Mostly, the pair's talk comes in a knowing, side-of-the-mouth fashion that eludes almost everyone else. When Gal flirts with a hotel receptionist, she looks up distracted from fiddling with the PIN machine. "Sorry?" she says. "You won't be, love, honestly," Gal leers back.

Their first hit turns out to be a priest, prefaced by a plain title card across the screen: THE PRIEST. It's when they do their next, a "librarian", that things start to go awry. Having discovered in the target's lock-up an atrocity exhibition of porn shocking even to them, Jay decides to go "off-list" and take out the whole ring. But as the brutality escalates, so does the bafflement. What is the occult symbol carved on the reverse of a bathroom mirror? What "oath" did the client mean when he cut Jay's hand on sealing their arrangement?
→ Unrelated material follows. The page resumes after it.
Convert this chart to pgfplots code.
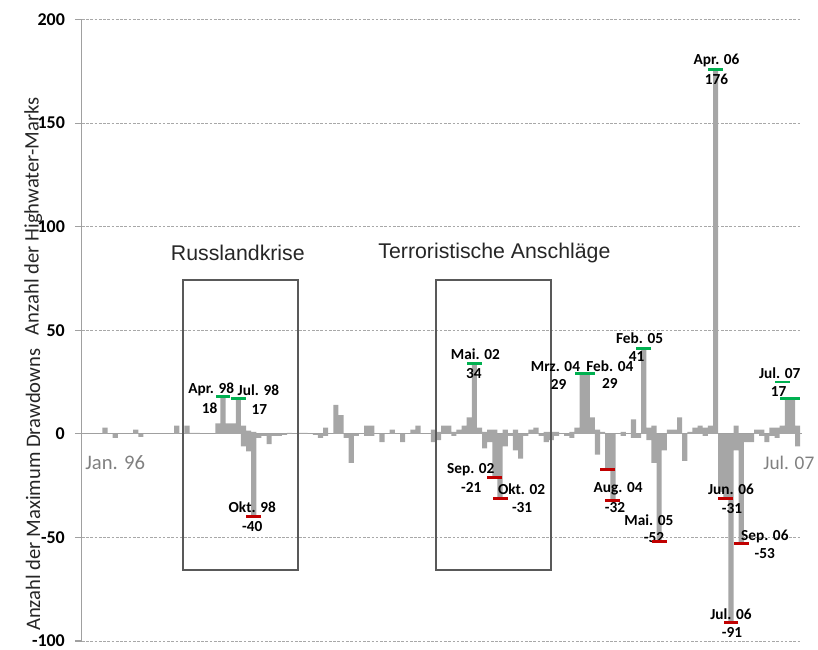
\documentclass[border=0pt]{standalone}
\usepackage{fontspec}
\setmainfont{Carlito}
\newfontfamily\arialf{Liberation Sans}
\usepackage{pgfplots}
\usepackage{pgfplotstable}
\pgfplotsset{compat=1.18}
\definecolor{barc}{HTML}{A6A6A6}
\definecolor{axc}{HTML}{A0A0A0}
\definecolor{gridc}{HTML}{A8A8A8}
\definecolor{mgreen}{HTML}{00B050}
\definecolor{mred}{HTML}{C00000}
\definecolor{boxc}{HTML}{595959}
\definecolor{txtc}{HTML}{262626}
\pgfplotstableread{
i p n
0 0 0
1 0 0
2 0 0
3 0 0
4 3 0
5 0 0
6 0 -2
7 0 0
8 0 0
9 0 0
10 2 0
11 0 -1.5
12 0 0
13 0 0
14 0 0
15 0 0
16 0 0
17 0 0
18 4 0
19 0 0
20 4 0
21 0.5 0
22 0.5 0
23 0 0
24 0 0
25 0 0
26 5 0
27 18 0
28 5 0
29 5 0
30 17 0
31 4 -6
32 1.5 -8.5
33 1 -40
34 0 -2
35 0 -1
36 0 -5
37 0 -1
38 0 -1
39 0 -0.5
40 0.5 0
41 0 0
42 0.5 0
43 0.5 0
44 0 0
45 0 -0.5
46 0 -2
47 3 -1
48 0 0
49 14 0
50 9 0
51 0 -2
52 0 -14
53 0 -1
54 0 0
55 4 -1
56 4 -1
57 0 0
58 0 -4
59 0 0
60 2 0
61 0 0
62 0 -4
63 0 0
64 2 0
65 4 0
66 0 0
67 0 0
68 2 -4
69 1 -3
70 4 0
71 4 0
72 1 -1
73 2 0
74 4 0
75 8 0
76 34 0
77 3 0
78 1 -7
79 2 -4
80 2 -21
81 0 -31
82 2 -6
83 0 -1
84 2 -8
85 0 -12
86 0 -1
87 2 0
88 3 0
89 0 -1
90 1 -4
91 1 -3
92 1 -1
93 0 0
94 0 -1
95 1 -2
96 3 0
97 29 0
98 29 0
99 8 0
100 2 -10
101 1 0
102 0 -17
103 0 -32
104 0 0
105 1 -1
106 0 0
107 7 -2
108 0 -2
109 41 0
110 3 -3
111 4 -14
112 0 -52
113 0 -8
114 2 0
115 2 0
116 8 0
117 0 -13
118 1 0
119 3 0
120 4 0
121 3 -1
122 4 0
123 176 0
124 0 -28
125 0 -31
126 0 -91
127 4 -8
128 0 -53
129 0 -4
130 0 -4
131 2 0
132 2 -1
133 0 -4
134 3 -1
135 3 -2
136 4 0
137 17 0
138 17 0
139 4 -6
}\data
\newcommand\lab{\fontsize{11.5}{13}\selectfont\bfseries}
\begin{document}
\begin{tikzpicture}[x=1pt,y=1pt]
\path[use as bounding box] (-61.5,-6) rectangle (552.95,481.5);
\begin{axis}[at={(0,0)}, anchor=south west, scale only axis,
  width=540.75pt, height=466.875pt,
  xmin=-0.5, xmax=139.8, ymin=-100, ymax=200,
  axis x line=none, axis y line*=left,
  y axis line style={draw=axc, line width=0.8pt, -},
  ytick={-100,-50,0,50,100,150,200},
  yticklabels={-100,-50,0,50,100,150,200},
  tick align=outside, major tick length=5.25pt,
  ytick style={draw=axc, line width=0.8pt},
  ymajorgrids, grid style={draw=gridc, dash pattern=on 2pt off 1.2pt, line width=0.6pt},
  yticklabel style={font=\fontsize{13.5}{15}\selectfont\bfseries, text=black, anchor=east, inner ysep=0pt, xshift=-4pt},
  clip=false,
]
\draw[axc, line width=0.8pt] (axis cs:-0.5,0) -- (axis cs:139.8,0);
\addplot[ybar, bar width=1, bar shift=0pt, fill=barc, draw=none] table[x=i, y=p] {\data};
\addplot[ybar, bar width=1, bar shift=0pt, fill=barc, draw=none] table[x=i, y=n] {\data};
% boxes
\draw[boxc, line width=1.5pt] (axis cs:19.2,74.2) rectangle (axis cs:41.6,-65.5);
\draw[boxc, line width=1.5pt] (axis cs:68.6,74.2) rectangle (axis cs:91,-65.5);
\node[font=\arialf\fontsize{16}{18}\selectfont, text=txtc] at (axis cs:29.9,87.2) {Russlandkrise};
\node[font=\arialf\fontsize{16}{18}\selectfont, text=txtc] at (axis cs:79.9,87.2) {Terroristische Anschläge};
% markers
\addplot[only marks, mark=-, mark size=5.6pt, mark options={draw=mgreen, line width=2.2pt}] coordinates {
(27,18) (30,17) (76,34) (97,29) (98,29) (109,41) (123,176) (136,25) (137,17) (138,17)};
\addplot[only marks, mark=-, mark size=5.6pt, mark options={draw=mred, line width=2.2pt}] coordinates {
(33,-40) (80,-21) (81,-31) (102,-17) (103,-32) (112,-52) (125,-31) (126,-91) (128,-53)};
% labels
\node[font=\lab] at (axis cs:24.7,21.2) {Apr. 98};
\node[font=\lab] at (axis cs:24.4,12.5) {18};
\node[font=\lab] at (axis cs:33.9,21.2) {Jul. 98};
\node[font=\lab] at (axis cs:34.1,11.6) {17};
\node[font=\lab] at (axis cs:32.7,-35.4) {Okt. 98};
\node[font=\lab] at (axis cs:32.7,-44.6) {-40};
\node[font=\lab] at (axis cs:76.2,38.3) {Mai. 02};
\node[font=\lab] at (axis cs:75.9,29.2) {34};
\node[font=\lab] at (axis cs:75.3,-17.1) {Sep. 02};
\node[font=\lab] at (axis cs:75.4,-25.8) {-21};
\node[font=\lab] at (axis cs:85.2,-26.7) {Okt. 02};
\node[font=\lab] at (axis cs:85.3,-35.4) {-31};
\node[font=\lab] at (axis cs:91.8,32.5) {Mrz. 04};
\node[font=\lab] at (axis cs:92.4,23.9) {29};
\node[font=\lab] at (axis cs:102.4,32.5) {Feb. 04};
\node[font=\lab] at (axis cs:102.4,24.3) {29};
\node[font=\lab] at (axis cs:104,-26.7) {Aug. 04};
\node[font=\lab] at (axis cs:103.4,-35.4) {-32};
\node[font=\lab] at (axis cs:108.2,46) {Feb. 05};
\node[font=\lab] at (axis cs:107.6,37.3) {41};
\node[font=\lab] at (axis cs:110,-41.5) {Mai. 05};
\node[font=\lab] at (axis cs:111,-50.2) {-52};
\node[font=\lab] at (axis cs:123.2,180) {Apr. 06};
\node[font=\lab] at (axis cs:123.2,171.3) {176};
\node[font=\lab] at (axis cs:126,-26.7) {Jun. 06};
\node[font=\lab] at (axis cs:126.2,-36) {-31};
\node[font=\lab] at (axis cs:126,-87) {Jul. 06};
\node[font=\lab] at (axis cs:126.2,-95.7) {-91};
\node[font=\lab] at (axis cs:132.6,-49.4) {Sep. 06};
\node[font=\lab] at (axis cs:132.6,-58) {-53};
\node[font=\lab] at (axis cs:135.5,29.4) {Jul. 07};
\node[font=\lab] at (axis cs:135.3,20.2) {17};
% axis end labels
\node[font=\fontsize{15.5}{17}\selectfont, text=gray] at (axis cs:6,-14) {Jan. 96};
\node[font=\fontsize{14.5}{17}\selectfont, text=gray, anchor=east, inner sep=0pt] at (axis cs:142.3,-14) {Jul. 07};
% y labels
\node[font=\fontsize{15.5}{17}\selectfont, text=txtc, rotate=90] at (axis cs:-10,105) {Anzahl der Highwater-Marks};
\node[font=\fontsize{15.5}{17}\selectfont, text=txtc, rotate=90] at (axis cs:-10,-27) {Anzahl der Maximum Drawdowns};
\end{axis}
\end{tikzpicture}
\end{document}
Why do the murder victims all smile and seem to "thank" the killers?

These small details planted seemingly at random will bear bitter fruit later. For the present, all is enigmatic. "It doesn't feel wrong," muses Jay of their kill-list, "...they're bad people", though he and Gal become so spooked by the job that they try to bale prematurely. No dice. The client insists on its completion, which leads our hapless hitmen deep into the woods and an encounter straight out of a Gothic nightmare.
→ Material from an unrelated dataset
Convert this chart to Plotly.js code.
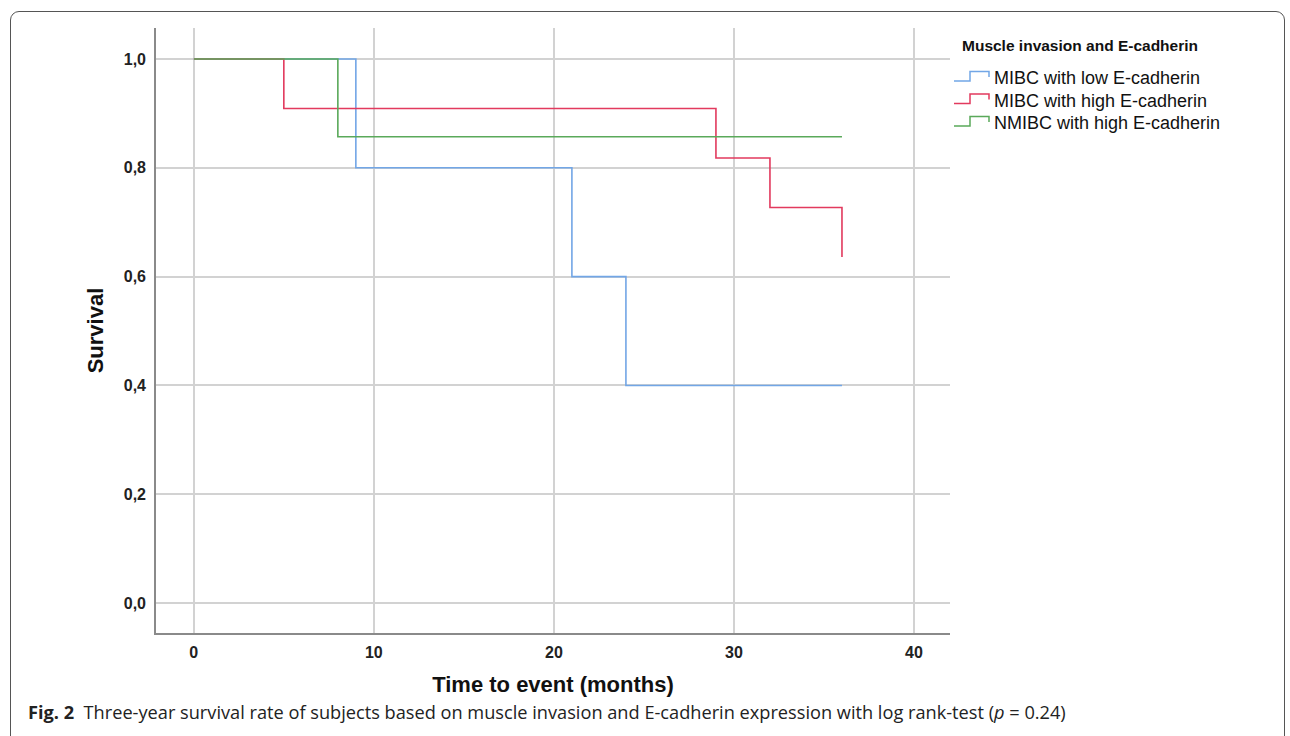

Wheatley has said in interview that he likes movies that surprise and confound him. He insists that the multiple strands of mystery in Kill List do make sense, even if they aren't immediately decipherable. "The information is there... lurking in the corners of frames. I think it's far more scary to be half told, than definitively told." Agreed, though I'm still at a loss to unpack this one satisfactorily. One of its most unfathomable wrinkles is the reference to Kiev, where it all fell apart for Jay – but what happened there? The sudden flips into the surreal might argue that Jay has hallucinated the whole experience from his remembered stress back then in "Kiev".
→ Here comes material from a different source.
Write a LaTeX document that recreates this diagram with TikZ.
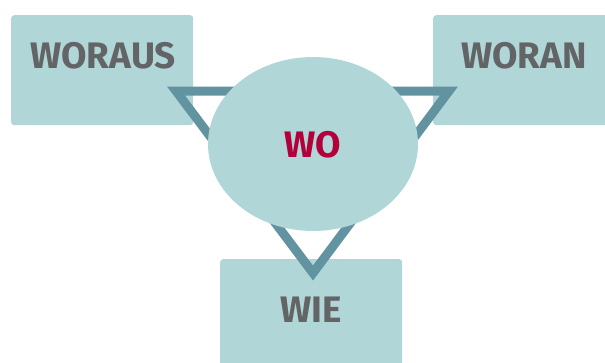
\documentclass[tikz,border=0pt]{standalone}
\usepackage{fontspec}
\setmainfont{Fira Sans}
\usetikzlibrary{shapes.geometric}
\definecolor{boxfill}{HTML}{B0D6D8}
\definecolor{triline}{HTML}{6293A0}
\definecolor{textgray}{HTML}{636466}
\definecolor{wored}{HTML}{B3003A}
\tikzset{
  box/.style={fill=boxfill, rounded corners=3bp, minimum width=182bp, minimum height=110bp, anchor=north west, inner sep=0pt},
  lbl/.style={font=\fontsize{37}{37}\selectfont\bfseries, text=textgray, inner sep=0pt},
}
\begin{document}
\begin{tikzpicture}[x=1bp,y=-1bp]
\useasboundingbox (0,0) rectangle (605,362);
\clip (0,0) rectangle (605,362);

\node[box] (woraus) at (11,15) {};
\node[box] (woran) at (433,15) {};
\node[box] (wie) at (220,259) {};

\node[lbl] (woraus-t) at (103,56) {WORAUS};
\node[lbl] (woran-t) at (524,56) {WORAN};
\node[lbl] (wie-t) at (311,310) {WIE};

\coordinate (tl) at (176,91);
\coordinate (tr) at (449,91);
\coordinate (bt) at (313,273);
\draw[triline, line width=9bp, miter limit=10] (tl) -- (tr) -- (bt) -- cycle;

\node[ellipse, fill=boxfill, minimum width=210bp, minimum height=174bp, inner sep=0pt] (wo) at (313,144) {};
\node[lbl, text=wored] (wo-t) at (313,145) {WO};
\end{tikzpicture}
\end{document}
This is a more ambitious and complex film than Down Terrace, which stayed determinedly humdrum even during its violent denouement. (I can never think of Willow pattern dinner plates in the same way again.) You sense a film-maker trying to raise the stakes, to draw out psychological and even political implications from a seemingly narrow story of professional murder.

The last hit on the list is an MP, yet in a gruesome twist there proves to be another – "the hunchback" – whose identity supplies the film with its hideous reveal. Hideous, though not as shocking as it might have been: last year's A Serbian Film got there first. It should secure the film cult status nonetheless, just as Edward Woodward's fate in The Wicker Man or Donald Sutherland's in Don't Look Now did for a previous generation. You will be asking yourself questions about Kill List once it's over, pondering its layers of meaning and its trail of clues. Of how many other recent British films could one say the same?